E' già capitato di dirlo in queste pagine: salvo casi realmente eccezionali, sulle schede elettorali non c'è posto per i marchi. Se si escludono, infatti, i simboli che - a dispetto di un certo orientamento del Viminale - sono stati registrati anche come segni distintivi presso l'UIBM, i loghi noti per ragioni commerciali dovrebbero proprio stare lontani dalla politica, onde evitare che qualcuno possa indebitamente collegare una lista presentata a un prodotto o a un evento che si fregia di un determinato disegno.
La questione è chiara da tempo: nel 1996 erano spariti i loghi dell'Enel, dell'Italgas e della Sip dal simbolo del Partito dei consumatori italiani, lo stesso è accaduto nel 2013 per tutti i contrassegni contenenti la parola "Equitalia". Ha fatto scalpore poi lo scorso anno la vicenda del simbolo Forza Juve Bunga Bunga: il riferimento verbale e cromatico alla squadra bianconera è sparito dopo una pesante diffida della società torinese. Sarà per questo che, dal 2015, nelle Istruzioni per la presentazione e l'ammissione delle candidature, lo stesso Ministero dell'interno precisa che "a pena di ricusazione, previo invito alla sostituzione, deve considerarsi vietato anche l’uso di simboli propri del Comune nonché di denominazioni e/o simboli o marchi di società [...] senza che venga depositata apposita autorizzazione all'uso da parte della stessa società".
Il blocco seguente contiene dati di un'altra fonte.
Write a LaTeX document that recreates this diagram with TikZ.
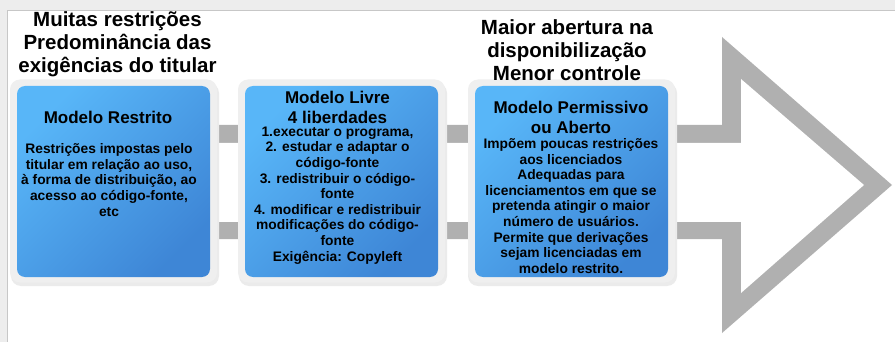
\documentclass[tikz,border=0pt]{standalone}
\usepackage{fontspec}
\setmainfont{Liberation Sans}
\begin{document}
\begin{tikzpicture}[x=1pt,y=-1pt,
  frame/.style={fill=framegray, rounded corners=10pt},
  bluebox/.style={rounded corners=8pt, left color=blueA, right color=blueB, shading angle=45},
  ttl/.style={align=center, font=\fontsize{20.5}{23}\selectfont\bfseries, inner sep=0pt},
  hdr/.style={align=center, font=\fontsize{17}{20}\selectfont\bfseries, inner sep=0pt},
  body/.style={align=center, font=\fontsize{13.8}{15.6}\selectfont\bfseries, inner sep=0pt}]
\definecolor{blueA}{HTML}{58B6F8}
\definecolor{blueB}{HTML}{3E86D6}
\definecolor{framegray}{HTML}{EFEFEF}
\definecolor{arrowgray}{HTML}{B0B0B0}
\useasboundingbox (0,0) rectangle (895,342);
% page background and border
\fill[black!7] (0,0) rectangle (895,342);
\fill[white] (7,10) rectangle (895,342);
\draw[black!22, line width=0.8pt] (7,342) -- (7,10) -- (895,10);
% big outline arrow
\fill[arrowgray] (30,125) -- (722,125) -- (722,37) -- (892,185) -- (722,333) -- (722,239) -- (30,239) -- cycle;
\fill[white] (30,143) -- (741,143) -- (741,79) -- (864,185) -- (741,293) -- (741,222) -- (30,222) -- cycle;
% frames
\fill[black!8, rounded corners=10pt] (11,83) rectangle (219,286);
\fill[black!8, rounded corners=10pt] (239,83) rectangle (447,286);
\fill[black!8, rounded corners=10pt] (468,83) rectangle (677,286);
\node[frame, minimum width=207pt, minimum height=203pt, inner sep=0pt] (f1) at (113.5,181) {};
\node[frame, minimum width=207pt, minimum height=203pt, inner sep=0pt] (f2) at (341.5,181) {};
\node[frame, minimum width=207pt, minimum height=203pt, inner sep=0pt] (f3) at (571.5,181) {};
% blue boxes
\node[bluebox, minimum width=193pt, minimum height=191pt, inner sep=0pt] (b1) at (113.5,181.5) {};
\node[bluebox, minimum width=193pt, minimum height=191pt, inner sep=0pt] (b2) at (341.5,181.5) {};
\node[bluebox, minimum width=193pt, minimum height=191pt, inner sep=0pt] (b3) at (571.5,181.5) {};
% titles
\node[ttl] (t1) at (117.5,44) {Muitas restrições\\Predominância das\\exigências do titular};
\node[ttl] (t3) at (567,50) {Maior abertura na\\disponibilização\\Menor controle};
% box 1 text
\node[hdr] (h1) at (108,117) {Modelo Restrito};
\node[body] (x1) at (109,180) {Restrições impostas pelo\\titular em relação ao uso,\\à forma de distribuição, ao\\acesso ao código-fonte,\\etc};
% box 2 text
\node[hdr] (h2) at (337.5,107) {Modelo Livre\\4 liberdades};
\node[body] (x2) at (337.5,195.5) {1.executar o programa, \\ 2. estudar e adaptar o\\código-fonte\\3. redistribuir o código-\\fonte\\4. modificar e redistribuir\\modificações do código-\\fonte\\Exigência: Copyleft};
% box 3 text
\node[hdr] (h3) at (571,117) {Modelo Permissivo\\ou Aberto};
\node[body] (x3) at (571,206) {Impõem poucas restrições\\aos licenciados\\Adequadas para\\licenciamentos em que se\\pretenda atingir o maior\\número de usuários.\\Permite que derivações\\sejam licenciadas em\\modelo restrito.};
\end{tikzpicture}
\end{document}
Evidentemente l'anno prima dubbi in materia non dovevano essere sorti ai componenti della commissione elettorale che ha giudicato i contrassegni presentati per rinnovare l'amministrazione di Vigolzone, comune piacentino sotto i 5mila abitanti. Sulla scheda gli elettori trovarono tre liste: avrebbe vinto con una maggioranza schiacciante (oltre il 62%) Vigolzone insieme, facendo rieleggere come sindaco Francesco Rolleri (a dispetto di un simbolo veramente anonimo); la seconda piazza sarebbe andata a Werner Argellati con Amare Vigolzone, caratterizzata da una vela quasi realistica, mentre sarebbe comunque riuscita a portare in consiglio la sua candidata sindaca Lucia Anelli l'ultimo dei tre raggruppamenti, VigolzonExpo.
Già, perché fin dal nome la lista non nascondeva un legame, ovviamente solo ideale, con il grande evento espositivo che ha luogo a Milano-Rho: i giornali, anzi, hanno chiaramente detto che la lista guardava all'Expo 2015 "perché possa portare qualcosa di buono anche per Vigolzone". Quanto alla grafica, era tutta un programma. Per cominciare, le due "o" di Vigolzone erano sostituite da dischi blu con otto stelle in cerchio, a voler evidentemente richiamare l'Europa (“perché è il futuro”, si diceva in campagna elettorale) pur senza riprodurre il logo originale; a spiccare, però, era il marchio di Expo, riprodotto per le ultime tre lettere e senza l'indicazione dell'anno 2015 (e, a volerla dire tutta, con un colore sbagliato - verde anziché azzurro - per una delle sbarre della X).
Non è dato sapere se qualcuno, in commissione, abbia fatto notare l'eccessiva somiglianza al marchio o se l'esame è andato liscio, almeno quella volta. Di fatto però sulle schede (e persino in consiglio) l'Expo c'è arrivata a sua insaputa, sia pure leggermente modificata: che siano state quelle modifiche, oltre alla tradizionale mole di adempimenti che la commissione deve sbrigare, a garantire la sopravvivenza elettorale del simbolo?